You can have a media plan based on the events: in 2008 we sold mobile licences for €40,000 for 15 clips. But today in Germany you can not make any more money on mobile. There was a boom in 2007-2008, is not the same today; we do not focus on it anymore.
It is important to focus on blogging. We write every day and talk to the community; people feel that your site is alive, but keeping it simple.
How did you structured your site?
We have an IT programmer responsible for the details of the site. For the structure we follow those of the many video sites with a main clip and a media centre. There is space for users' generated content. For this content we have all sorts of voting, ranking and bookmark tools, so they can easily link the site to other sites or friends.
When we develop the title and text for the clip, we have to keep in mind to use the right search words; since we have been working for the World Champion Cup 2010, it appears on the top 10 voices of Google.
Do you have other revenues beside ads from Internet?
Regarding the licensing model, we produced DVDs and we have content on the iTunes store.
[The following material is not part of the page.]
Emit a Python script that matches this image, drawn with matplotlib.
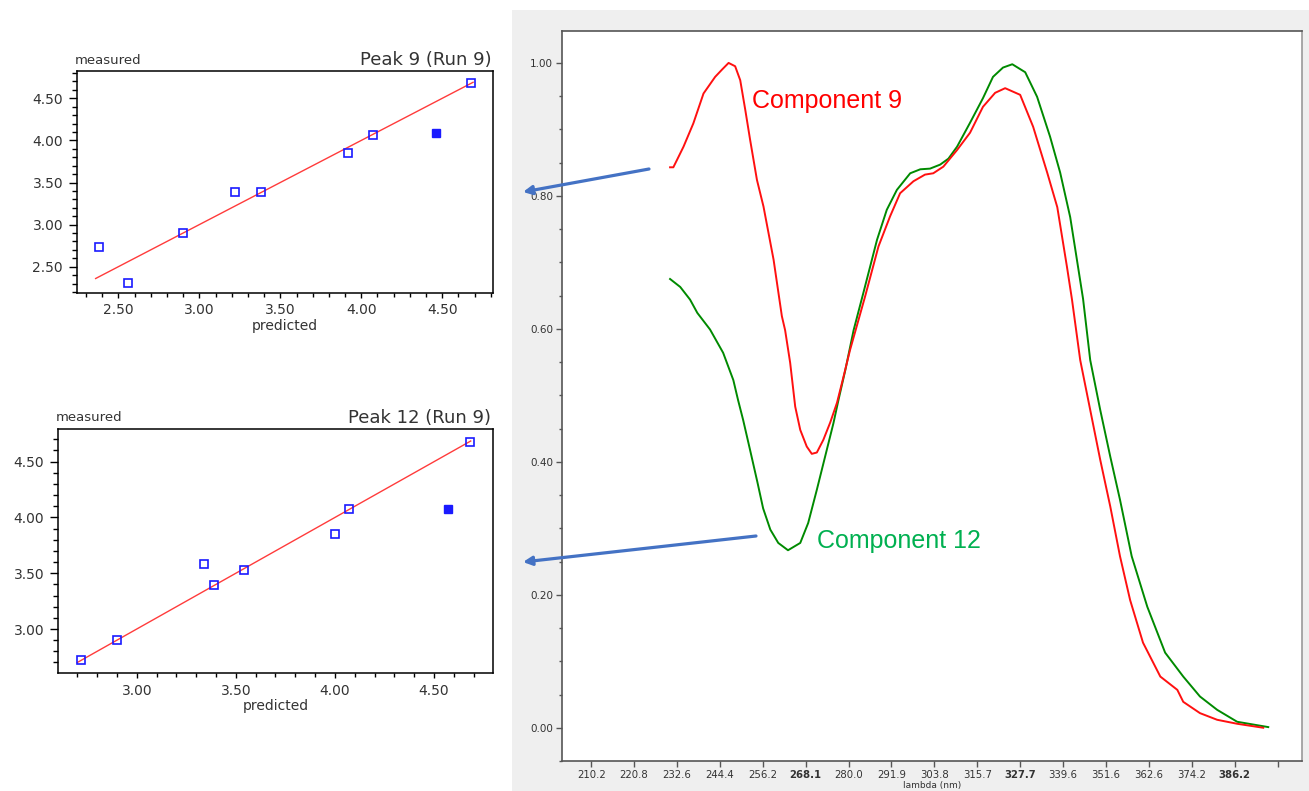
import numpy as np
import matplotlib
matplotlib.use('Agg')
import matplotlib.pyplot as plt
from matplotlib.patches import Rectangle
from matplotlib.ticker import MultipleLocator, FormatStrFormatter

# --- data -------------------------------------------------------------
# Peak 9 (Run 9): predicted vs measured
peak9_pred = [2.38, 2.56, 2.90, 3.22, 3.38, 3.92, 4.07, 4.68]
peak9_meas = [2.73, 2.31, 2.90, 3.39, 3.39, 3.85, 4.07, 4.68]
peak9_excl = [4.46, 4.09]          # excluded run (filled square)
peak9_line = [2.36, 4.69]          # y = x line

# Peak 12 (Run 9)
peak12_pred = [2.72, 2.90, 3.34, 3.39, 3.54, 4.00, 4.07, 4.68]
peak12_meas = [2.72, 2.90, 3.58, 3.39, 3.53, 3.85, 4.08, 4.68]
peak12_excl = [4.57, 4.08]
peak12_line = [2.70, 4.685]

# UV spectra, lambda (nm) vs normalised absorbance
comp9_wl = [230.7, 231.6, 232.6, 234.4, 237.1, 239.9, 243.1, 245.0, 246.8, 248.6,
            250.0, 251.4, 252.7, 254.6, 256.4, 259.2, 261.5, 262.4, 263.8, 265.2,
            266.6, 268.4, 269.8, 271.2, 273.0, 274.9, 276.8, 278.6, 280.4, 284.6,
            288.3, 291.5, 294.3, 298.0, 301.2, 303.5, 306.3, 310.1, 313.7, 317.3,
            320.7, 323.5, 327.7, 331.3, 335.2, 338.0, 340.7, 342.1, 344.4, 347.2,
            350.0, 352.7, 355.2, 357.8, 361.1, 365.7, 370.3, 371.9, 376.5, 381.3,
            386.9, 394.2]
comp9_abs = [0.843, 0.843, 0.854, 0.874, 0.909, 0.954, 0.979, 0.990, 1.000, 0.995,
             0.974, 0.929, 0.885, 0.824, 0.784, 0.704, 0.619, 0.598, 0.549, 0.483,
             0.448, 0.423, 0.412, 0.414, 0.433, 0.459, 0.489, 0.528, 0.568, 0.649,
             0.724, 0.769, 0.804, 0.822, 0.832, 0.834, 0.844, 0.869, 0.895, 0.934,
             0.955, 0.962, 0.952, 0.904, 0.835, 0.783, 0.693, 0.644, 0.553, 0.478,
             0.403, 0.333, 0.258, 0.192, 0.128, 0.077, 0.057, 0.039, 0.022, 0.012,
             0.006, 0.000]

comp12_wl = [230.7, 233.5, 236.2, 238.2, 241.7, 245.3, 248.1, 249.4, 250.8, 252.7,
             254.7, 256.3, 258.3, 260.5, 263.2, 266.6, 268.8, 271.2, 273.5, 275.8,
             277.2, 279.1, 281.4, 284.1, 287.9, 290.6, 293.4, 297.1, 299.9, 302.6,
             305.4, 307.7, 310.1, 313.7, 317.3, 320.1, 322.9, 325.5, 329.1, 332.4,
             336.0, 338.8, 341.6, 343.3, 345.2, 347.2, 350.0, 352.7, 355.2, 358.2,
             362.2, 367.0, 371.9, 376.5, 381.3, 386.9, 395.6]
comp12_abs = [0.675, 0.663, 0.644, 0.624, 0.599, 0.564, 0.523, 0.493, 0.463, 0.418,
              0.370, 0.330, 0.298, 0.278, 0.267, 0.278, 0.308, 0.358, 0.408, 0.458,
              0.493, 0.538, 0.598, 0.654, 0.734, 0.779, 0.809, 0.834, 0.840, 0.841,
              0.847, 0.856, 0.874, 0.910, 0.947, 0.979, 0.993, 0.998, 0.986, 0.949,
              0.889, 0.835, 0.768, 0.710, 0.645, 0.553, 0.478, 0.408, 0.343, 0.258,
              0.182, 0.113, 0.077, 0.047, 0.027, 0.009, 0.001]

# tick labels of the wavelength axis (evenly spaced on screen)
lambda_ticks = [210.2, 220.8, 232.6, 244.4, 256.2, 268.1, 280.0, 291.9, 303.8,
                315.7, 327.7, 339.6, 351.6, 362.6, 374.2, 386.2]
bold_ticks = [268.1, 327.7, 386.2]

W, H = 1309, 791
fig = plt.figure(figsize=(W / 100, H / 100), dpi=100, facecolor='white')
plt.rcParams['font.family'] = ['DejaVu Sans']

txt_col = '#333333'
blue = '#1a1aff'


def scatter_panel(rect, pred, meas, excl, line, title, xlim, ylim):
    ax = fig.add_axes(rect)
    ax.plot(line, line, color='#ff3b3b', lw=1.0, zorder=2)
    ax.plot(pred, meas, 's', ms=6.3, mfc='none', mec=blue, mew=1.2, zorder=3)
    ax.plot(excl[0], excl[1], 's', ms=6.3, mfc=blue, mec=blue, zorder=3)
    ax.set_xlim(xlim)
    ax.set_ylim(ylim)
    ax.xaxis.set_major_locator(MultipleLocator(0.5))
    ax.xaxis.set_minor_locator(MultipleLocator(0.1))
    ax.yaxis.set_major_locator(MultipleLocator(0.5))
    ax.yaxis.set_minor_locator(MultipleLocator(0.1))
    ax.xaxis.set_major_formatter(FormatStrFormatter('%.2f'))
    ax.yaxis.set_major_formatter(FormatStrFormatter('%.2f'))
    ax.tick_params(axis='y', which='major', length=6, width=1, pad=4, labelsize=10,
                   labelcolor=txt_col)
    ax.tick_params(axis='y', which='minor', length=3.5, width=1)
    ax.tick_params(axis='x', which='major', length=3.5, width=1, pad=4, labelsize=10,
                   labelcolor=txt_col)
    ax.tick_params(axis='x', which='minor', length=3, width=1)
    for s in ax.spines.values():
        s.set_linewidth(1.1)
    ax.text(-0.005, 1.02, 'measured', transform=ax.transAxes, ha='left', va='bottom',
            fontsize=9.5, color=txt_col)
    ax.text(0.997, 1.01, title, transform=ax.transAxes, ha='right', va='bottom',
            fontsize=13, color=txt_col)
    ax.set_xlabel('predicted', fontsize=10, color=txt_col, labelpad=1)
    return ax


scatter_panel([77 / W, 1 - 293 / H, 416 / W, 222 / H],
              peak9_pred, peak9_meas, peak9_excl, peak9_line,
              'Peak 9 (Run 9)', (2.245, 4.813), (2.188, 4.824))
scatter_panel([58.3 / W, 1 - 673.3 / H, 434.4 / W, 244 / H],
              peak12_pred, peak12_meas, peak12_excl, peak12_line,
              'Peak 12 (Run 9)', (2.604, 4.796), (2.603, 4.790))

# grey window behind the spectrum chart
fig.add_artist(Rectangle((512 / W, 0), 1 - 512 / W, 1 - 10 / H,
                         transform=fig.transFigure, facecolor='#efefef',
                         edgecolor='none', zorder=0))

ax = fig.add_axes([562 / W, 1 - 761 / H, 740 / W, 730 / H])
ax.set_facecolor('white')

# wavelength axis: tick labels evenly spaced -> piecewise linear scale
k = np.array(lambda_ticks)
pos = np.arange(len(k), dtype=float)
k_ext = np.r_[k[0] - 50 * (k[1] - k[0]), k, k[-1] + 50 * (k[-1] - k[-2])]
p_ext = np.r_[-50.0, pos, pos[-1] + 50.0]


def fwd(w):
    return np.interp(w, k_ext, p_ext)


def inv(q):
    return np.interp(q, p_ext, k_ext)


ax.set_xscale('function', functions=(fwd, inv))

ax.plot(comp12_wl, comp12_abs, color='#008a00', lw=1.4)
ax.plot(comp9_wl, comp9_abs, color='#ff1010', lw=1.4)

extra_tick = k[-1] + (k[-1] - k[-2])
ax.set_xlim(inv(-0.68), inv(16.57))
ax.set_ylim(-0.05, 1.048)
ax.set_xticks(list(lambda_ticks) + [extra_tick])
ax.set_xticklabels(['%.1f' % t for t in lambda_ticks] + [''])
for lab, t in zip(ax.get_xticklabels(), lambda_ticks):
    if t in bold_ticks:
        lab.set_fontweight('bold')
ax.xaxis.set_minor_locator(plt.NullLocator())
ax.yaxis.set_major_locator(MultipleLocator(0.2))
ax.yaxis.set_minor_locator(MultipleLocator(0.05))
ax.yaxis.set_major_formatter(FormatStrFormatter('%.2f'))
ax.tick_params(axis='x', which='major', length=4.3, width=1, pad=2.5, labelsize=7.3,
               labelcolor=txt_col, color='#555555')
ax.tick_params(axis='y', which='major', length=4, width=1, pad=2.5, labelsize=7.5,
               labelcolor=txt_col, color='#555555')
ax.tick_params(axis='y', which='minor', length=2.4, width=1, color='#555555')
for name, s in ax.spines.items():
    s.set_color('#555555')
    s.set_linewidth(1.2)
ax.spines['right'].set_color('#999999')
ax.set_xlabel('lambda (nm)', fontsize=6.5, color=txt_col, labelpad=0.5)

fig.text(752 / W, 1 - 101 / H, 'Component 9', color='#ff0000', fontsize=18,
         family='Liberation Sans', ha='left', va='center')
fig.text(817 / W, 1 - 541 / H, 'Component 12', color='#00b050', fontsize=18,
         family='Liberation Sans', ha='left', va='center')

arrow_style = dict(arrowstyle='-|>', color='#4472c4', lw=2.3, mutation_scale=13,
                   shrinkA=0, shrinkB=0)
ax.annotate('', xy=(523 / W, 1 - 192 / H), xytext=(649 / W, 1 - 169 / H),
            xycoords='figure fraction', textcoords='figure fraction',
            arrowprops=arrow_style, annotation_clip=False)
ax.annotate('', xy=(523 / W, 1 - 562 / H), xytext=(756 / W, 1 - 536 / H),
            xycoords='figure fraction', textcoords='figure fraction',
            arrowprops=arrow_style, annotation_clip=False)

fig.savefig('out.png', dpi=100, facecolor='white')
We sold in Germany 30,000 DVDs, getting a minimum guarantee from the distributor of about €20,000, while from iTunes we made €2,000 in 8 weeks.
To conclude, it is important that people watch you content; you must get as many viewers as possible to monetise your clips, investing a lot in distribution; it is good to have your own website but you must also deliver it also to other websites.
How much are the cost to produce a clip?
The costs to produce an easy made clips will be around €7,000 euro. A start investment of €10,000 must be made for the live shots of the players that will be used various times in the story.
How much did you pay for the blog?
The cost for the blog is around €100 a month, not including the people writing on it. There is in fact one person working on it half a day. For the hosting we cooperate with a video platform supporting the streaming costs, that could reach around €3,000 a month, and with whom we share the revenues. The return on investment is hard; at the moment we are close to the break even and we earn around €10,000 a month.